▶ Problem details: Give the data again exactly as written, skipping any pictures.
## Start Supplied information
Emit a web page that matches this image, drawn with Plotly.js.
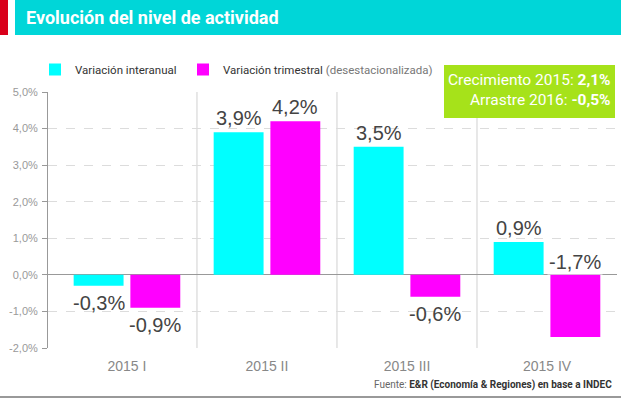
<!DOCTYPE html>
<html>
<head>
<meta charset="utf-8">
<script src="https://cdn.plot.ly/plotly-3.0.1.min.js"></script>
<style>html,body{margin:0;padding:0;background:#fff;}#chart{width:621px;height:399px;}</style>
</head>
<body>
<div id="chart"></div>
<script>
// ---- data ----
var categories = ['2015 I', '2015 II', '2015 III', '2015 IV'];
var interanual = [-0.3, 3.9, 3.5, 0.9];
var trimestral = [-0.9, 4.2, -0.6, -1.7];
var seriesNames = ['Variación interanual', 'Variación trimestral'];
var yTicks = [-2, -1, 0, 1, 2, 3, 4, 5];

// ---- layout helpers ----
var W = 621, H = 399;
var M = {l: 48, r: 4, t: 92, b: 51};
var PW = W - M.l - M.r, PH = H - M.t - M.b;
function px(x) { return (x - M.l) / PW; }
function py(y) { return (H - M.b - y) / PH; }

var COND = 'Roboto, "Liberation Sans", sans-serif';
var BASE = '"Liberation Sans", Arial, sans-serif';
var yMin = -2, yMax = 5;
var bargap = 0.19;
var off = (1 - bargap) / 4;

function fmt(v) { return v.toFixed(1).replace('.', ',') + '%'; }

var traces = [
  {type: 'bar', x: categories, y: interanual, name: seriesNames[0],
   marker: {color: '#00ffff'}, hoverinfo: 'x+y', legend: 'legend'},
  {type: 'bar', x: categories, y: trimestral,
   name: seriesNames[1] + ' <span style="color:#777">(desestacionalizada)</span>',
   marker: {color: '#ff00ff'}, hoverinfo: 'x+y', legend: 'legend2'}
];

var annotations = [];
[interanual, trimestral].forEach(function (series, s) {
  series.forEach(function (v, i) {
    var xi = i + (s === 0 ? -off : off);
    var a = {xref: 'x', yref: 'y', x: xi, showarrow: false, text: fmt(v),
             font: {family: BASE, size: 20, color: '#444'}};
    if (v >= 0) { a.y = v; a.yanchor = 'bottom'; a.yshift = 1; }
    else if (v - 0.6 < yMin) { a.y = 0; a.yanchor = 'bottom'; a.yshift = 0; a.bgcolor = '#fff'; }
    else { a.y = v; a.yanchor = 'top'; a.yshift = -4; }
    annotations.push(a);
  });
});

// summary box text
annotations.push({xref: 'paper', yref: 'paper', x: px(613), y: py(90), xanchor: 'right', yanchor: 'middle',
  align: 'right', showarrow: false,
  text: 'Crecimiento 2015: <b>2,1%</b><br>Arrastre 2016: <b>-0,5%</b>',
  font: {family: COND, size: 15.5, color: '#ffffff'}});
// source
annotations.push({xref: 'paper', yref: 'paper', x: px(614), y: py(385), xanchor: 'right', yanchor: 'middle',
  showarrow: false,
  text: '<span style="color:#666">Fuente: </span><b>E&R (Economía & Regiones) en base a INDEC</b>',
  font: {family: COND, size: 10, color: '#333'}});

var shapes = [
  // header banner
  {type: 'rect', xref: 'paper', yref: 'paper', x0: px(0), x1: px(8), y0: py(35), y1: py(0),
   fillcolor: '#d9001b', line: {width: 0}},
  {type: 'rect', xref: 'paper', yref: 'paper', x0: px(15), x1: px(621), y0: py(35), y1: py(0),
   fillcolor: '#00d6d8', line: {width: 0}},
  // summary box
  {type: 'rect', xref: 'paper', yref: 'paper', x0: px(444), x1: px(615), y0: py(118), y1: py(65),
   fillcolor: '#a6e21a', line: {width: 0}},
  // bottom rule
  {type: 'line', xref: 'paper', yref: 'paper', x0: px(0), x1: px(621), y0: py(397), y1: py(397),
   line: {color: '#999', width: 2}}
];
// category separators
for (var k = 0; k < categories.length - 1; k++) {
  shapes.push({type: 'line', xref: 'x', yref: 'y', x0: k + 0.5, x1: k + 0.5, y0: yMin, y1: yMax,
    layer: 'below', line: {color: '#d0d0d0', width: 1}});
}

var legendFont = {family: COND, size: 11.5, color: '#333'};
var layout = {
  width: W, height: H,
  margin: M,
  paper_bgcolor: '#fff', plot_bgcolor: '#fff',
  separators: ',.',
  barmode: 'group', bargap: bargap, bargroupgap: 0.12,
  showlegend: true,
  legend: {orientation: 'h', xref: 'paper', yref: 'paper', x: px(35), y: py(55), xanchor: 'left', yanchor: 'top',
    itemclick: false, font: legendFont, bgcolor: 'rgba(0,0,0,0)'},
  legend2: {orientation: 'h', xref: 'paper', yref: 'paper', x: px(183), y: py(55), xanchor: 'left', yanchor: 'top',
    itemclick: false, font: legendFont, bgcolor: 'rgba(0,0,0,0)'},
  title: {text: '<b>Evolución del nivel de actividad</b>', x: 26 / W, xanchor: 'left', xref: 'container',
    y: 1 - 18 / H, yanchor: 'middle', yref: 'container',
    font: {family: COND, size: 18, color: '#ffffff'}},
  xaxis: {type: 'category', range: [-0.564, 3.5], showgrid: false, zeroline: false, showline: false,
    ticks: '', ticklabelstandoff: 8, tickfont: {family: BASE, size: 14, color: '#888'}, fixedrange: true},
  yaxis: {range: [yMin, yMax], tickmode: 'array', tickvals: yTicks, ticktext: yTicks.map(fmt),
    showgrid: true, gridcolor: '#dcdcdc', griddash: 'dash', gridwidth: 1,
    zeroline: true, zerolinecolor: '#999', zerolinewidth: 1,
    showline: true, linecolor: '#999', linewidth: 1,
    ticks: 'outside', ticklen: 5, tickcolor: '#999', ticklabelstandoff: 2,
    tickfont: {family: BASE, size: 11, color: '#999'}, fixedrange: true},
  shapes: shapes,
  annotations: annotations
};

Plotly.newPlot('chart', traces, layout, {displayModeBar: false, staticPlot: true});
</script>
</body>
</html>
## End Supplied information
▶ Finished answer:
Emit a web page that matches this image, drawn with Plotly.js.
<!DOCTYPE html>
<html>
<head>
<meta charset="utf-8">
<script src="https://cdn.plot.ly/plotly-3.0.1.min.js"></script>
<style>html,body{margin:0;padding:0;background:#fff;}#chart{width:621px;height:399px;}</style>
</head>
<body>
<div id="chart"></div>
<script>
// ---- data ----
var categories = ['2015 I', '2015 II', '2015 III', '2015 IV'];
var interanual = [-0.3, 3.9, 3.5, 0.9];
var trimestral = [-0.9, 4.2, -0.6, -1.7];
var seriesNames = ['Variación interanual', 'Variación trimestral'];
var yTicks = [-2, -1, 0, 1, 2, 3, 4, 5];

// ---- layout helpers ----
var W = 621, H = 399;
var M = {l: 48, r: 4, t: 92, b: 51};
var PW = W - M.l - M.r, PH = H - M.t - M.b;
function px(x) { return (x - M.l) / PW; }
function py(y) { return (H - M.b - y) / PH; }

var COND = 'Roboto, "Liberation Sans", sans-serif';
var BASE = '"Liberation Sans", Arial, sans-serif';
var yMin = -2, yMax = 5;
var bargap = 0.19;
var off = (1 - bargap) / 4;

function fmt(v) { return v.toFixed(1).replace('.', ',') + '%'; }

var traces = [
  {type: 'bar', x: categories, y: interanual, name: seriesNames[0],
   marker: {color: '#00ffff'}, hoverinfo: 'x+y', legend: 'legend'},
  {type: 'bar', x: categories, y: trimestral,
   name: seriesNames[1] + ' <span style="color:#777">(desestacionalizada)</span>',
   marker: {color: '#ff00ff'}, hoverinfo: 'x+y', legend: 'legend2'}
];

var annotations = [];
[interanual, trimestral].forEach(function (series, s) {
  series.forEach(function (v, i) {
    var xi = i + (s === 0 ? -off : off);
    var a = {xref: 'x', yref: 'y', x: xi, showarrow: false, text: fmt(v),
             font: {family: BASE, size: 20, color: '#444'}};
    if (v >= 0) { a.y = v; a.yanchor = 'bottom'; a.yshift = 1; }
    else if (v - 0.6 < yMin) { a.y = 0; a.yanchor = 'bottom'; a.yshift = 0; a.bgcolor = '#fff'; }
    else { a.y = v; a.yanchor = 'top'; a.yshift = -4; }
    annotations.push(a);
  });
});

// summary box text
annotations.push({xref: 'paper', yref: 'paper', x: px(613), y: py(90), xanchor: 'right', yanchor: 'middle',
  align: 'right', showarrow: false,
  text: 'Crecimiento 2015: <b>2,1%</b><br>Arrastre 2016: <b>-0,5%</b>',
  font: {family: COND, size: 15.5, color: '#ffffff'}});
// source
annotations.push({xref: 'paper', yref: 'paper', x: px(614), y: py(385), xanchor: 'right', yanchor: 'middle',
  showarrow: false,
  text: '<span style="color:#666">Fuente: </span><b>E&R (Economía & Regiones) en base a INDEC</b>',
  font: {family: COND, size: 10, color: '#333'}});

var shapes = [
  // header banner
  {type: 'rect', xref: 'paper', yref: 'paper', x0: px(0), x1: px(8), y0: py(35), y1: py(0),
   fillcolor: '#d9001b', line: {width: 0}},
  {type: 'rect', xref: 'paper', yref: 'paper', x0: px(15), x1: px(621), y0: py(35), y1: py(0),
   fillcolor: '#00d6d8', line: {width: 0}},
  // summary box
  {type: 'rect', xref: 'paper', yref: 'paper', x0: px(444), x1: px(615), y0: py(118), y1: py(65),
   fillcolor: '#a6e21a', line: {width: 0}},
  // bottom rule
  {type: 'line', xref: 'paper', yref: 'paper', x0: px(0), x1: px(621), y0: py(397), y1: py(397),
   line: {color: '#999', width: 2}}
];
// category separators
for (var k = 0; k < categories.length - 1; k++) {
  shapes.push({type: 'line', xref: 'x', yref: 'y', x0: k + 0.5, x1: k + 0.5, y0: yMin, y1: yMax,
    layer: 'below', line: {color: '#d0d0d0', width: 1}});
}

var legendFont = {family: COND, size: 11.5, color: '#333'};
var layout = {
  width: W, height: H,
  margin: M,
  paper_bgcolor: '#fff', plot_bgcolor: '#fff',
  separators: ',.',
  barmode: 'group', bargap: bargap, bargroupgap: 0.12,
  showlegend: true,
  legend: {orientation: 'h', xref: 'paper', yref: 'paper', x: px(35), y: py(55), xanchor: 'left', yanchor: 'top',
    itemclick: false, font: legendFont, bgcolor: 'rgba(0,0,0,0)'},
  legend2: {orientation: 'h', xref: 'paper', yref: 'paper', x: px(183), y: py(55), xanchor: 'left', yanchor: 'top',
    itemclick: false, font: legendFont, bgcolor: 'rgba(0,0,0,0)'},
  title: {text: '<b>Evolución del nivel de actividad</b>', x: 26 / W, xanchor: 'left', xref: 'container',
    y: 1 - 18 / H, yanchor: 'middle', yref: 'container',
    font: {family: COND, size: 18, color: '#ffffff'}},
  xaxis: {type: 'category', range: [-0.564, 3.5], showgrid: false, zeroline: false, showline: false,
    ticks: '', ticklabelstandoff: 8, tickfont: {family: BASE, size: 14, color: '#888'}, fixedrange: true},
  yaxis: {range: [yMin, yMax], tickmode: 'array', tickvals: yTicks, ticktext: yTicks.map(fmt),
    showgrid: true, gridcolor: '#dcdcdc', griddash: 'dash', gridwidth: 1,
    zeroline: true, zerolinecolor: '#999', zerolinewidth: 1,
    showline: true, linecolor: '#999', linewidth: 1,
    ticks: 'outside', ticklen: 5, tickcolor: '#999', ticklabelstandoff: 2,
    tickfont: {family: BASE, size: 11, color: '#999'}, fixedrange: true},
  shapes: shapes,
  annotations: annotations
};

Plotly.newPlot('chart', traces, layout, {displayModeBar: false, staticPlot: true});
</script>
</body>
</html>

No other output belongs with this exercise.